- [MATERIAL]:
## START

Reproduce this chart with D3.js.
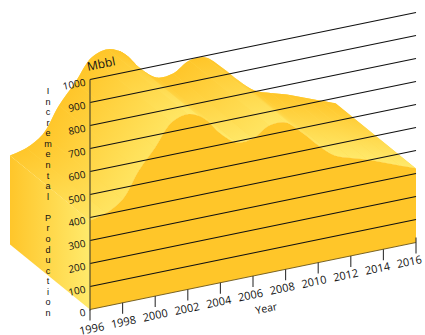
<!DOCTYPE html>
<html>
<head>
<meta charset="utf-8">
<script src="https://cdn.jsdelivr.net/npm/d3@7/dist/d3.min.js"></script>
<style>
html,body{margin:0;padding:0;background:#fff;}
svg{display:block;}
text{font-family:"Open Sans",sans-serif;fill:#111;}
</style>
</head>
<body>
<svg id="chart" width="425" height="335"></svg>
<script>
const years = [1996,1997,1998,1999,2000,2001,2002,2003,2004,2005,2006,2007,2008,2009,2010,2011,2012,2013,2014,2015,2016];
const production = [387,405,449,561,646,740,762,729,649,595,598,640,638,580,510,451,426,405,377,349,322];
const yearTicks = [1996,1998,2000,2002,2004,2006,2008,2010,2012,2014,2016];
const valueTicks = [100,200,300,400,500,600,700,800,900,1000];
const valueLabels = [0,100,200,300,400,500,600,700,800,900,1000];
const axisTitle = "Incremental Production";

// Oblique projection: the floor rises to the right and depth runs up and to the left.
const originX = 90, originY = 309.5, rise = 0.2055;
const depthX = -80, depthY = -65;
const tilt = -Math.atan(rise) * 180 / Math.PI;

const x = d3.scaleLinear().domain([1996,2016]).range([originX,416]);
const h = d3.scaleLinear().domain([0,1000]).range([0,230]);
const project = (yr,v) => [x(yr), originY - rise*(x(yr)-originX) - h(v)];

const svg = d3.select("#chart");
const defs = svg.append("defs");

const front = years.map((yr,i) => project(yr,production[i]));
const back = front.map(p => [p[0]+depthX, p[1]+depthY]);
const curveLine = d3.line().curve(d3.curveCatmullRom.alpha(0.5));

const deep = "#ffc62a", pale = "#ffea6c";

// Left end wall
const wallGrad = defs.append("linearGradient").attr("id","wall")
  .attr("gradientUnits","userSpaceOnUse")
  .attr("x1",back[0][0]).attr("y1",0).attr("x2",front[0][0]).attr("y2",0);
wallGrad.append("stop").attr("offset",0).attr("stop-color",deep);
wallGrad.append("stop").attr("offset",1).attr("stop-color",pale);
const floorBack = project(1996,0);
svg.append("path")
  .attr("d", d3.line()([back[0], front[0], floorBack, [floorBack[0]+depthX, floorBack[1]+depthY]]) + "Z")
  .attr("fill","url(#wall)");

// Top surface of the extrusion, clipped to the smooth ridge outlines
const ridgePath = curveLine(front) + "L" + curveLine(back.slice().reverse()).slice(1) + "Z";
defs.append("clipPath").attr("id","ridge").append("path").attr("d",ridgePath);
svg.append("path").attr("d",ridgePath).attr("fill","#ffd84e");

const strips = svg.append("g").attr("clip-path","url(#ridge)");
d3.range(years.length-1).forEach(i => {
  const f0 = front[i], f1 = front[i+1], b0 = back[i], b1 = back[i+1];
  const cx = f1[0]-f0[0], cy = f1[1]-f0[1];
  const nx = -cy, ny = cx;
  const dot = (-depthX*nx + -depthY*ny)/(nx*nx+ny*ny);
  const usable = Math.abs(dot) > 0.6;
  const mx = (b0[0]+b1[0])/2, my = (b0[1]+b1[1])/2;
  const ex = usable ? nx*dot : -depthX, ey = usable ? ny*dot : -depthY;
  // Facets turned further from the light stop a little short of the palest tone
  const slope = cy/cx;
  const tone = d3.interpolateRgb(deep,pale)(0.82 + 0.18*Math.min(1,Math.max(0,(slope+0.9)/1.2)));
  const grad = defs.append("linearGradient").attr("id","facet"+i)
    .attr("gradientUnits","userSpaceOnUse")
    .attr("x1",mx).attr("y1",my).attr("x2",mx+ex).attr("y2",my+ey);
  grad.append("stop").attr("offset",0).attr("stop-color",deep);
  grad.append("stop").attr("offset",1).attr("stop-color",tone);
  const e = 0.6;
  strips.append("path")
    .attr("d", d3.line()([
      [f0[0]-depthX*e, f0[1]-depthY*e],
      [f1[0]-depthX*e, f1[1]-depthY*e],
      [b1[0]+depthX*e, b1[1]+depthY*e],
      [b0[0]+depthX*e, b0[1]+depthY*e]
    ]) + "Z")
    .attr("fill","url(#facet"+i+")");
});

// Front face
const floor = years.map(yr => project(yr,0));
svg.append("path")
  .attr("d", curveLine(front) + "L" + d3.line()(floor.slice().reverse()).slice(1) + "Z")
  .attr("fill","#ffc629");

// Value gridlines across the front plane
svg.append("g").selectAll("line").data(valueTicks).join("line")
  .attr("x1",d => project(1996,d)[0]).attr("y1",d => project(1996,d)[1])
  .attr("x2",d => project(2016,d)[0]).attr("y2",d => project(2016,d)[1])
  .attr("stroke","#111").attr("stroke-width",1.25);

// Floor edge and value axis
svg.append("line")
  .attr("x1",floorBack[0]).attr("y1",floorBack[1])
  .attr("x2",project(2016,0)[0]).attr("y2",project(2016,0)[1])
  .attr("stroke","#6a5518").attr("stroke-width",0.9);
svg.append("line")
  .attr("x1",originX).attr("y1",project(1996,0)[1]+1)
  .attr("x2",originX).attr("y2",project(1996,1000)[1])
  .attr("stroke","#504a2c").attr("stroke-width",1.2);

// Year axis: each tick sits on the rising floor edge, labels sit slightly closer together
const yearAxis = svg.append("g").call(
  d3.axisBottom(x).tickValues(yearTicks).tickFormat(d3.format("d")).tickSize(10).tickPadding(0)
);
yearAxis.select(".domain").remove();
yearAxis.selectAll(".tick").attr("transform",d => {
  const p = project(d,0);
  return `translate(${p[0]},${p[1]})`;
});
yearAxis.selectAll(".tick line").attr("stroke","#333").attr("stroke-width",1.1)
  .attr("y1",d => d === 2016 ? -5 : 0).attr("y2",11);
yearAxis.selectAll(".tick text")
  .attr("y",null).attr("dy",null)
  .attr("text-anchor","middle")
  .attr("transform",d => `translate(${2.5 - 8.5*(d-1996)/20},${23}) rotate(${tilt})`)
  .style("font-family",'"Open Sans",sans-serif')
  .style("font-size","11px").attr("fill","#111");

// Value labels
svg.append("g").selectAll("text").data(valueLabels).join("text")
  .attr("transform",d => {
    const p = project(1996,d);
    return `translate(${p[0]-4},${p[1]+6}) rotate(${tilt})`;
  })
  .attr("text-anchor","end").style("font-size","10px").text(d => d);

// Titles
svg.append("text").attr("transform",`translate(88,71) rotate(${tilt})`)
  .style("font-size","12px").text("Mbbl");
svg.append("text").attr("transform",`translate(267,312) rotate(${tilt})`)
  .attr("text-anchor","middle").style("font-size","10.5px").text("Year");

// Stacked title, one letter per row at a fixed pitch
svg.append("text").attr("text-anchor","middle").attr("opacity",0.999)
  .style("font-family",'"Liberation Sans",sans-serif').style("font-size","9.1px")
  .selectAll("tspan").data(axisTitle.split("")).join("tspan")
  .attr("x",48).attr("y",(d,i) => 94 + i*10.57).text(d => d);
</script>
</body>
</html>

## END

- [DIRECTIVE]: Skip every picture and transcribe the data above exactly.

- [EXPECTED OUTPUT]:
Reproduce this chart with D3.js.
<!DOCTYPE html>
<html>
<head>
<meta charset="utf-8">
<script src="https://cdn.jsdelivr.net/npm/d3@7/dist/d3.min.js"></script>
<style>
html,body{margin:0;padding:0;background:#fff;}
svg{display:block;}
text{font-family:"Open Sans",sans-serif;fill:#111;}
</style>
</head>
<body>
<svg id="chart" width="425" height="335"></svg>
<script>
const years = [1996,1997,1998,1999,2000,2001,2002,2003,2004,2005,2006,2007,2008,2009,2010,2011,2012,2013,2014,2015,2016];
const production = [387,405,449,561,646,740,762,729,649,595,598,640,638,580,510,451,426,405,377,349,322];
const yearTicks = [1996,1998,2000,2002,2004,2006,2008,2010,2012,2014,2016];
const valueTicks = [100,200,300,400,500,600,700,800,900,1000];
const valueLabels = [0,100,200,300,400,500,600,700,800,900,1000];
const axisTitle = "Incremental Production";

// Oblique projection: the floor rises to the right and depth runs up and to the left.
const originX = 90, originY = 309.5, rise = 0.2055;
const depthX = -80, depthY = -65;
const tilt = -Math.atan(rise) * 180 / Math.PI;

const x = d3.scaleLinear().domain([1996,2016]).range([originX,416]);
const h = d3.scaleLinear().domain([0,1000]).range([0,230]);
const project = (yr,v) => [x(yr), originY - rise*(x(yr)-originX) - h(v)];

const svg = d3.select("#chart");
const defs = svg.append("defs");

const front = years.map((yr,i) => project(yr,production[i]));
const back = front.map(p => [p[0]+depthX, p[1]+depthY]);
const curveLine = d3.line().curve(d3.curveCatmullRom.alpha(0.5));

const deep = "#ffc62a", pale = "#ffea6c";

// Left end wall
const wallGrad = defs.append("linearGradient").attr("id","wall")
  .attr("gradientUnits","userSpaceOnUse")
  .attr("x1",back[0][0]).attr("y1",0).attr("x2",front[0][0]).attr("y2",0);
wallGrad.append("stop").attr("offset",0).attr("stop-color",deep);
wallGrad.append("stop").attr("offset",1).attr("stop-color",pale);
const floorBack = project(1996,0);
svg.append("path")
  .attr("d", d3.line()([back[0], front[0], floorBack, [floorBack[0]+depthX, floorBack[1]+depthY]]) + "Z")
  .attr("fill","url(#wall)");

// Top surface of the extrusion, clipped to the smooth ridge outlines
const ridgePath = curveLine(front) + "L" + curveLine(back.slice().reverse()).slice(1) + "Z";
defs.append("clipPath").attr("id","ridge").append("path").attr("d",ridgePath);
svg.append("path").attr("d",ridgePath).attr("fill","#ffd84e");

const strips = svg.append("g").attr("clip-path","url(#ridge)");
d3.range(years.length-1).forEach(i => {
  const f0 = front[i], f1 = front[i+1], b0 = back[i], b1 = back[i+1];
  const cx = f1[0]-f0[0], cy = f1[1]-f0[1];
  const nx = -cy, ny = cx;
  const dot = (-depthX*nx + -depthY*ny)/(nx*nx+ny*ny);
  const usable = Math.abs(dot) > 0.6;
  const mx = (b0[0]+b1[0])/2, my = (b0[1]+b1[1])/2;
  const ex = usable ? nx*dot : -depthX, ey = usable ? ny*dot : -depthY;
  // Facets turned further from the light stop a little short of the palest tone
  const slope = cy/cx;
  const tone = d3.interpolateRgb(deep,pale)(0.82 + 0.18*Math.min(1,Math.max(0,(slope+0.9)/1.2)));
  const grad = defs.append("linearGradient").attr("id","facet"+i)
    .attr("gradientUnits","userSpaceOnUse")
    .attr("x1",mx).attr("y1",my).attr("x2",mx+ex).attr("y2",my+ey);
  grad.append("stop").attr("offset",0).attr("stop-color",deep);
  grad.append("stop").attr("offset",1).attr("stop-color",tone);
  const e = 0.6;
  strips.append("path")
    .attr("d", d3.line()([
      [f0[0]-depthX*e, f0[1]-depthY*e],
      [f1[0]-depthX*e, f1[1]-depthY*e],
      [b1[0]+depthX*e, b1[1]+depthY*e],
      [b0[0]+depthX*e, b0[1]+depthY*e]
    ]) + "Z")
    .attr("fill","url(#facet"+i+")");
});

// Front face
const floor = years.map(yr => project(yr,0));
svg.append("path")
  .attr("d", curveLine(front) + "L" + d3.line()(floor.slice().reverse()).slice(1) + "Z")
  .attr("fill","#ffc629");

// Value gridlines across the front plane
svg.append("g").selectAll("line").data(valueTicks).join("line")
  .attr("x1",d => project(1996,d)[0]).attr("y1",d => project(1996,d)[1])
  .attr("x2",d => project(2016,d)[0]).attr("y2",d => project(2016,d)[1])
  .attr("stroke","#111").attr("stroke-width",1.25);

// Floor edge and value axis
svg.append("line")
  .attr("x1",floorBack[0]).attr("y1",floorBack[1])
  .attr("x2",project(2016,0)[0]).attr("y2",project(2016,0)[1])
  .attr("stroke","#6a5518").attr("stroke-width",0.9);
svg.append("line")
  .attr("x1",originX).attr("y1",project(1996,0)[1]+1)
  .attr("x2",originX).attr("y2",project(1996,1000)[1])
  .attr("stroke","#504a2c").attr("stroke-width",1.2);

// Year axis: each tick sits on the rising floor edge, labels sit slightly closer together
const yearAxis = svg.append("g").call(
  d3.axisBottom(x).tickValues(yearTicks).tickFormat(d3.format("d")).tickSize(10).tickPadding(0)
);
yearAxis.select(".domain").remove();
yearAxis.selectAll(".tick").attr("transform",d => {
  const p = project(d,0);
  return `translate(${p[0]},${p[1]})`;
});
yearAxis.selectAll(".tick line").attr("stroke","#333").attr("stroke-width",1.1)
  .attr("y1",d => d === 2016 ? -5 : 0).attr("y2",11);
yearAxis.selectAll(".tick text")
  .attr("y",null).attr("dy",null)
  .attr("text-anchor","middle")
  .attr("transform",d => `translate(${2.5 - 8.5*(d-1996)/20},${23}) rotate(${tilt})`)
  .style("font-family",'"Open Sans",sans-serif')
  .style("font-size","11px").attr("fill","#111");

// Value labels
svg.append("g").selectAll("text").data(valueLabels).join("text")
  .attr("transform",d => {
    const p = project(1996,d);
    return `translate(${p[0]-4},${p[1]+6}) rotate(${tilt})`;
  })
  .attr("text-anchor","end").style("font-size","10px").text(d => d);

// Titles
svg.append("text").attr("transform",`translate(88,71) rotate(${tilt})`)
  .style("font-size","12px").text("Mbbl");
svg.append("text").attr("transform",`translate(267,312) rotate(${tilt})`)
  .attr("text-anchor","middle").style("font-size","10.5px").text("Year");

// Stacked title, one letter per row at a fixed pitch
svg.append("text").attr("text-anchor","middle").attr("opacity",0.999)
  .style("font-family",'"Liberation Sans",sans-serif').style("font-size","9.1px")
  .selectAll("tspan").data(axisTitle.split("")).join("tspan")
  .attr("x",48).attr("y",(d,i) => 94 + i*10.57).text(d => d);
</script>
</body>
</html>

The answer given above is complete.